Requirement: Go through the records below line by line, counting those that contain the word "this"; answer with the count only.

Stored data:

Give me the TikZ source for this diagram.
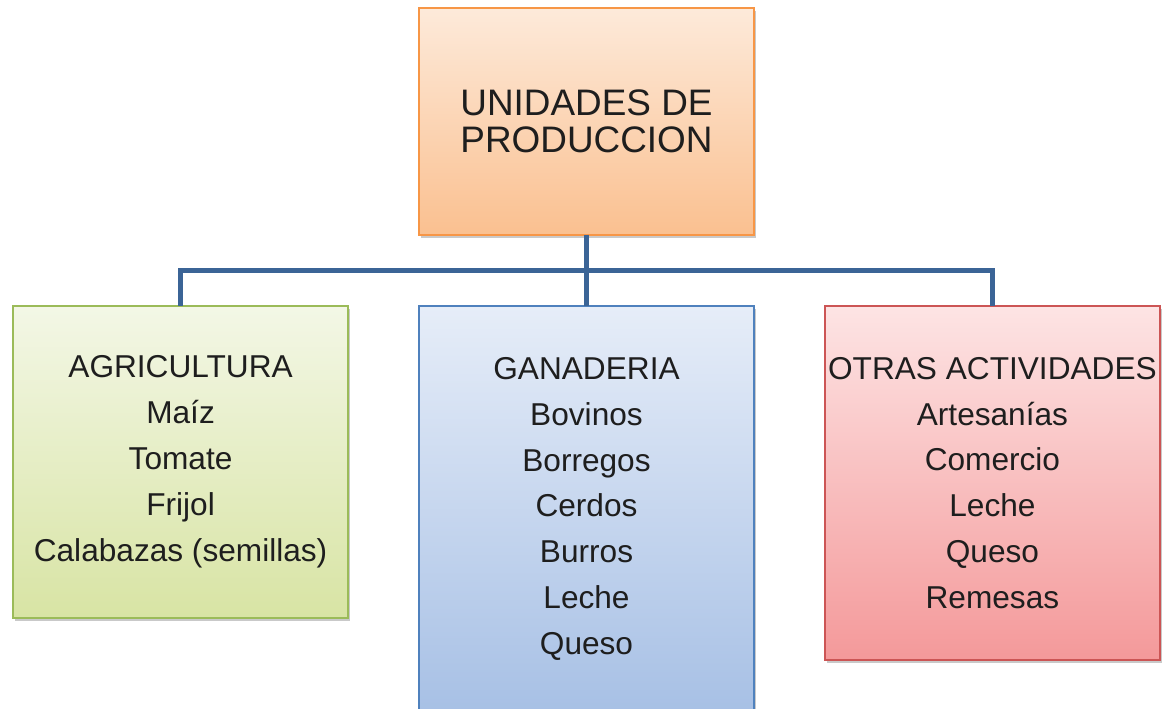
\documentclass[tikz,border=0pt]{standalone}
\usepackage{fontspec}
\setmainfont{Liberation Sans}
\usepackage{xcolor}
\usepackage{tikz}
\usetikzlibrary{positioning,calc,shadows}
\definecolor{inkdark}{HTML}{1E1E1E}
\definecolor{orangeline}{HTML}{F79646}
\definecolor{orangetop}{HTML}{FDEADA}
\definecolor{orangebot}{HTML}{FAC090}
\definecolor{greenline}{HTML}{9BBB59}
\definecolor{greentop}{HTML}{F3F7E6}
\definecolor{greenbot}{HTML}{D8E4A4}
\definecolor{blueline}{HTML}{4F81BD}
\definecolor{bluetop}{HTML}{E6EDF8}
\definecolor{bluebot}{HTML}{A7C0E5}
\definecolor{redline}{HTML}{CC5555}
\definecolor{redtop}{HTML}{FDE4E4}
\definecolor{redbot}{HTML}{F4999A}
\definecolor{linkblue}{HTML}{3B6496}
\tikzset{
  box/.style={rectangle, line width=1.2pt, align=center, inner sep=1pt, outer sep=0pt,
              minimum width=6.7cm, text=inkdark,
              font=\fontsize{18}{26.1}\selectfont,
              drop shadow={shadow xshift=1.2pt, shadow yshift=-1.8pt, opacity=0.3, fill=black!70}},
  headbox/.style={box, draw=orangeline, top color=orangetop, bottom color=orangebot,
                  minimum height=4.54cm, font=\fontsize{21}{20.8}\selectfont},
  agribox/.style={box, draw=greenline, top color=greentop, bottom color=greenbot, minimum height=6.24cm},
  ganabox/.style={box, draw=blueline, top color=bluetop, bottom color=bluebot, minimum height=8.12cm},
  otrasbox/.style={box, draw=redline, top color=redtop, bottom color=redbot, minimum height=7.08cm},
  link/.style={draw=linkblue, line width=2.8pt},
}

\begin{document}
\begin{tikzpicture}[x=0.02cm, y=-0.02cm]
\useasboundingbox (0,0) rectangle (1164,709);
\node[headbox] (top) at (586.5,121.5) {UNIDADES DE\\PRODUCCION};
\node[ganabox, below=1.42cm of top] (gana)
 {GANADERIA\\Bovinos\\Borregos\\Cerdos\\Burros\\Leche\\Queso};
\node[agribox, left=1.42cm of gana.north west, anchor=north east] (agri)
 {AGRICULTURA\\Ma\'iz\\Tomate\\Frijol\\Calabazas (semillas)};
\node[otrasbox, right=1.42cm of gana.north east, anchor=north west] (otras)
 {OTRAS ACTIVIDADES\\Artesan\'ias\\Comercio\\Leche\\Queso\\Remesas};
% connectors
\coordinate (bus) at ($(top.south)!0.5!(gana.north)$);
\draw[link] (top.south) -- (gana.north);
\draw[link] (agri.north) |- (bus) -| (otras.north);
\end{tikzpicture}
\end{document}
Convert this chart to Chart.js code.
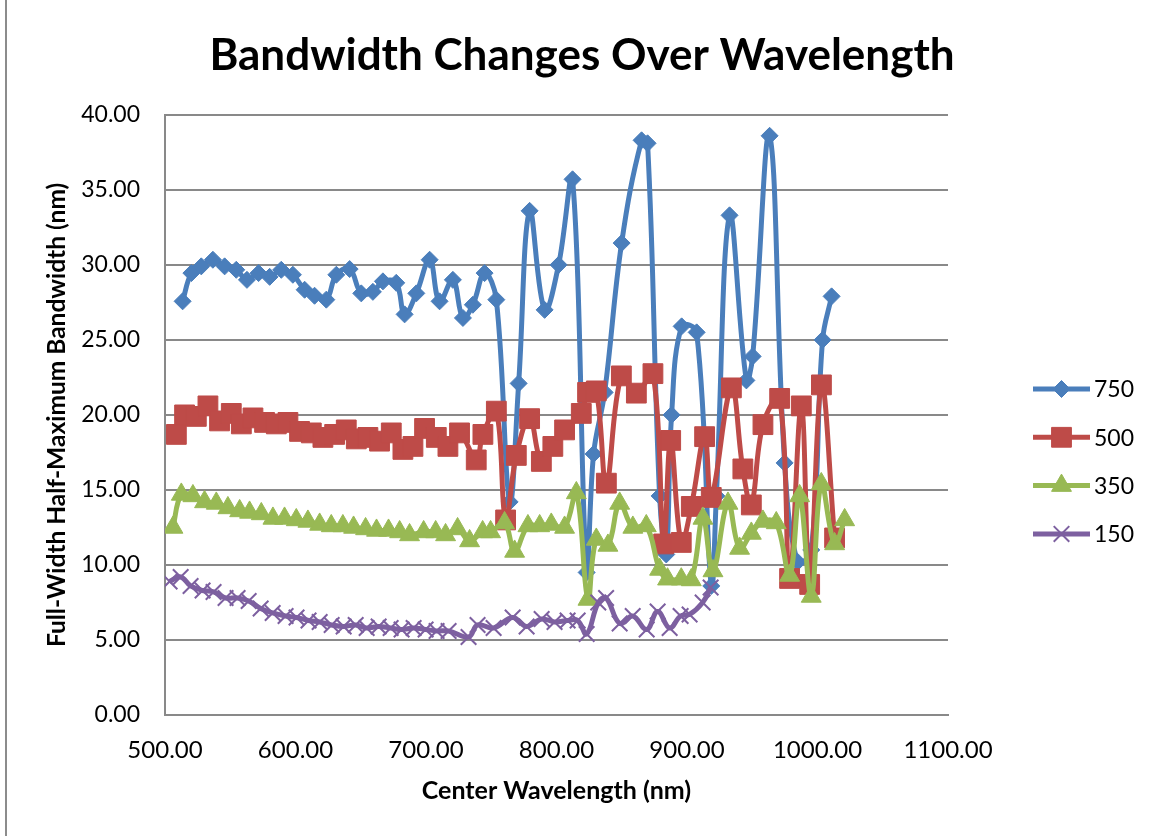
<!DOCTYPE html>
<html>
<head>
<meta charset="utf-8">
<title>Bandwidth Changes Over Wavelength</title>
<script src="https://cdn.jsdelivr.net/npm/chart.js@4/dist/chart.umd.min.js"></script>
<style>
  html, body { margin: 0; padding: 0; background: #fff; }
  #wrap { position: relative; width: 1153px; height: 836px; }
  #wrap::before { content: ''; position: absolute; left: 5px; top: 0; bottom: 0; border-left: 2px solid #8c8c8c; }
  canvas { display: block; }
</style>
</head>
<body>
<div id="wrap"><canvas id="bw" width="1153" height="836"></canvas></div>
<script>
'use strict'

// center wavelength (nm) and FWHM (nm) for each slit setting
const wl750 = [513.5, 520.2, 527.8, 536.7, 545.7, 554.6, 562.8, 571.7, 580.2, 589.1, 598.0, 607.0, 614.6, 623.6, 631.3,
  641.5, 650.4, 659.3, 667.0, 677.2, 683.6, 692.6, 702.8, 710.4, 720.6, 728.3, 735.9, 744.9, 753.9, 764.1,
  771.0, 779.4, 790.9, 801.6, 812.3, 823.1, 828.4, 836.9, 849.9, 865.2, 869.8, 879.0, 884.1, 888.2, 895.9,
  907.4, 918.6, 922.5, 932.6, 945.5, 950.3, 963.3, 974.8, 984.8, 995.2, 1003.9, 1010.8]
const fwhm750 = [27.57, 29.45, 29.9, 30.34, 29.9, 29.67, 29.0, 29.45, 29.2, 29.67, 29.34, 28.34, 27.94, 27.68, 29.34,
  29.72, 28.1, 28.2, 28.9, 28.8, 26.7, 28.1, 30.34, 27.57, 29.0, 26.46, 27.34, 29.45, 27.68, 14.2,
  22.1, 33.6, 27.0, 30.0, 35.7, 9.5, 17.4, 21.5, 31.45, 38.3, 38.1, 14.6, 10.7, 20.0, 25.9,
  25.5, 8.6, 14.6, 33.3, 22.3, 23.9, 38.6, 16.8, 10.2, 11.0, 25.0, 27.9]

const wl500 = [508.7, 515.0, 524.0, 532.9, 541.8, 550.8, 558.5, 567.4, 576.3, 585.3, 594.2, 603.1, 612.1, 621.0, 630.0,
  638.9, 646.6, 655.5, 664.4, 673.4, 682.3, 690.0, 698.9, 707.9, 716.8, 725.7, 738.5, 743.6, 753.9, 761.0,
  769.2, 779.4, 788.4, 797.2, 806.2, 819.0, 823.8, 830.5, 838.2, 849.7, 861.2, 873.9, 882.1, 887.5, 895.6,
  903.3, 913.5, 918.6, 934.0, 942.8, 949.3, 958.2, 971.0, 978.6, 987.6, 994.0, 1003.0, 1013.1]
const fwhm500 = [18.7, 20.0, 19.9, 20.6, 19.6, 20.1, 19.4, 19.8, 19.5, 19.4, 19.5, 18.9, 18.8, 18.5, 18.7,
  19.0, 18.4, 18.5, 18.25, 18.8, 17.7, 17.9, 19.1, 18.5, 17.9, 18.8, 17.0, 18.7, 20.25, 13.0,
  17.3, 19.75, 16.9, 17.9, 19.0, 20.1, 21.5, 21.6, 15.45, 22.6, 21.45, 22.75, 11.4, 18.3, 11.5,
  13.9, 18.55, 14.5, 21.8, 16.4, 14.0, 19.35, 21.1, 9.1, 20.6, 8.7, 22.0, 11.8]

const wl350 = [506.1, 512.5, 521.4, 530.3, 539.3, 548.2, 557.2, 564.8, 573.8, 582.7, 591.6, 600.6, 609.5, 618.5, 627.4,
  636.3, 644.5, 653.7, 662.1, 671.3, 679.8, 687.4, 698.2, 707.4, 715.0, 724.2, 733.4, 743.4, 749.5, 760.2,
  767.9, 778.1, 787.1, 796.0, 806.2, 815.2, 824.1, 830.5, 839.4, 848.4, 858.5, 868.8, 879.0, 885.1, 895.6,
  903.3, 912.2, 919.9, 931.4, 940.3, 949.3, 958.2, 968.4, 978.6, 986.3, 995.2, 1002.9, 1013.1, 1020.8]
const fwhm350 = [12.5, 14.7, 14.6, 14.2, 14.1, 13.8, 13.6, 13.5, 13.4, 13.1, 13.1, 13.0, 12.9, 12.7, 12.6,
  12.6, 12.5, 12.4, 12.3, 12.3, 12.2, 12.0, 12.2, 12.2, 12.0, 12.4, 11.6, 12.2, 12.2, 12.8,
  10.9, 12.6, 12.6, 12.7, 12.5, 14.8, 7.7, 11.7, 11.3, 14.1, 12.5, 12.6, 9.7, 9.05, 9.05,
  9.0, 13.1, 9.6, 14.1, 11.1, 12.1, 12.9, 12.8, 9.3, 14.6, 7.9, 15.4, 11.4, 13.0]

const wl150 = [503.5, 512.0, 519.6, 528.8, 537.2, 546.4, 555.6, 564.1, 573.3, 582.5, 592.4, 600.8, 610.0, 618.5, 627.7,
  636.9, 646.1, 654.5, 663.7, 672.9, 681.3, 690.5, 699.7, 708.1, 717.3, 732.6, 739.5, 751.8, 766.4, 777.1,
  788.6, 798.5, 808.5, 816.2, 823.1, 832.0, 838.0, 848.4, 858.4, 869.1, 877.5, 886.7, 895.1, 902.0, 912.0, 918.1]
const fwhm150 = [8.9, 9.2, 8.6, 8.3, 8.2, 7.8, 7.8, 7.6, 7.1, 6.8, 6.6, 6.5, 6.3, 6.2, 6.0,
  5.9, 6.0, 5.8, 5.9, 5.8, 5.7, 5.8, 5.7, 5.6, 5.6, 5.2, 6.0, 5.8, 6.5, 5.9,
  6.4, 6.2, 6.3, 6.3, 5.4, 7.5, 7.8, 6.1, 6.6, 5.7, 6.9, 5.8, 6.6, 6.7, 7.5, 8.5]

const seriesNames = ['750', '500', '350', '150']

const FONT = 'Lato, "Open Sans", sans-serif'
const GRID = '#898989'

const toXY = (xs, ys) => xs.map((x, i) => ({ x, y: ys[i] }))

function series(label, xs, ys, color, style, radius, order) {
  return {
    label,
    data: toXY(xs, ys),
    showLine: true,
    borderColor: color,
    backgroundColor: color,
    borderWidth: 5,
    tension: 0.4,
    pointStyle: style,
    pointRadius: radius,
    pointHoverRadius: radius,
    pointBackgroundColor: color,
    pointBorderColor: color,
    pointBorderWidth: style === 'crossRot' ? 2 : 1,
    order
  }
}

// Excel-style legend on the right: line sample with marker, then the name
const sideLegend = {
  id: 'sideLegend',
  afterDraw(chart) {
    const ctx = chart.ctx
    const x0 = 1033, x1 = 1090, top = 389, step = 48.3
    ctx.save()
    chart.data.datasets.forEach((ds, i) => {
      const y = top + i * step
      ctx.strokeStyle = ds.borderColor
      ctx.lineWidth = ds.borderWidth
      ctx.beginPath()
      ctx.moveTo(x0, y)
      ctx.lineTo(x1, y)
      ctx.stroke()
      ctx.fillStyle = ds.pointBackgroundColor
      ctx.lineWidth = ds.pointBorderWidth
      Chart.helpers.drawPoint(ctx, { pointStyle: ds.pointStyle, radius: ds.pointRadius, rotation: 0, borderWidth: ds.pointBorderWidth }, (x0 + x1) / 2, y)
      ctx.fillStyle = '#000'
      ctx.font = '23px ' + FONT
      ctx.textAlign = 'left'
      ctx.textBaseline = 'middle'
      ctx.fillText(ds.label, x1 + 4, y + 1)
    })
    ctx.restore()
  }
}

new Chart(document.getElementById('bw'), {
  type: 'scatter',
  data: {
    datasets: [
      series(seriesNames[0], wl750, fwhm750, '#4A7EBB', 'rectRot', 8.5, 3),
      series(seriesNames[1], wl500, fwhm500, '#BE4B48', 'rect', 14, 2),
      series(seriesNames[2], wl350, fwhm350, '#98B954', 'triangle', 11.5, 1),
      series(seriesNames[3], wl150, fwhm150, '#7D60A0', 'crossRot', 11, 0)
    ]
  },
  options: {
    responsive: false,
    animation: false,
    layout: { padding: { left: 11, right: 0, top: 0, bottom: 0 } },
    plugins: {
      legend: { display: false },
      tooltip: { enabled: false },
      title: {
        display: true,
        text: 'Bandwidth Changes Over Wavelength',
        color: '#000',
        font: { family: FONT, size: 44, weight: 'bold' },
        padding: { top: 29, bottom: 33 }
      }
    },
    scales: {
      x: {
        type: 'linear',
        min: 500,
        max: 1100,
        afterFit: s => { s.height = 121 },
        grid: { display: false, drawTicks: false },
        border: { display: true, color: GRID, width: 2 },
        ticks: {
          stepSize: 100,
          padding: 21,
          color: '#000',
          font: { family: FONT, size: 24 },
          callback: v => v.toFixed(2)
        },
        title: {
          display: true,
          text: 'Center Wavelength (nm)',
          color: '#000',
          font: { family: FONT, size: 25, weight: 'bold' },
          padding: { top: 0, bottom: 30 }
        }
      },
      y: {
        min: 0,
        max: 40,
        afterFit: s => { s.width = 154 },
        grid: { color: GRID, lineWidth: 2, drawTicks: false },
        border: { display: true, color: GRID, width: 2 },
        ticks: {
          stepSize: 5,
          padding: 25,
          color: '#000',
          font: { family: FONT, size: 23 },
          callback: v => v.toFixed(2)
        },
        title: {
          display: true,
          text: 'Full-Width Half-Maximum Bandwidth (nm)',
          color: '#000',
          font: { family: FONT, size: 24.5, weight: 'bold' },
          padding: { top: 31, bottom: 0 }
        }
      },
      // empty band on the right that holds the legend
      side: {
        type: 'linear',
        position: 'right',
        display: true,
        afterFit: s => { s.width = 205 },
        grid: { display: false, drawTicks: false },
        border: { display: false },
        ticks: { display: false }
      }
    }
  },
  plugins: [sideLegend]
})
</script>
</body>
</html>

Answer in full: 2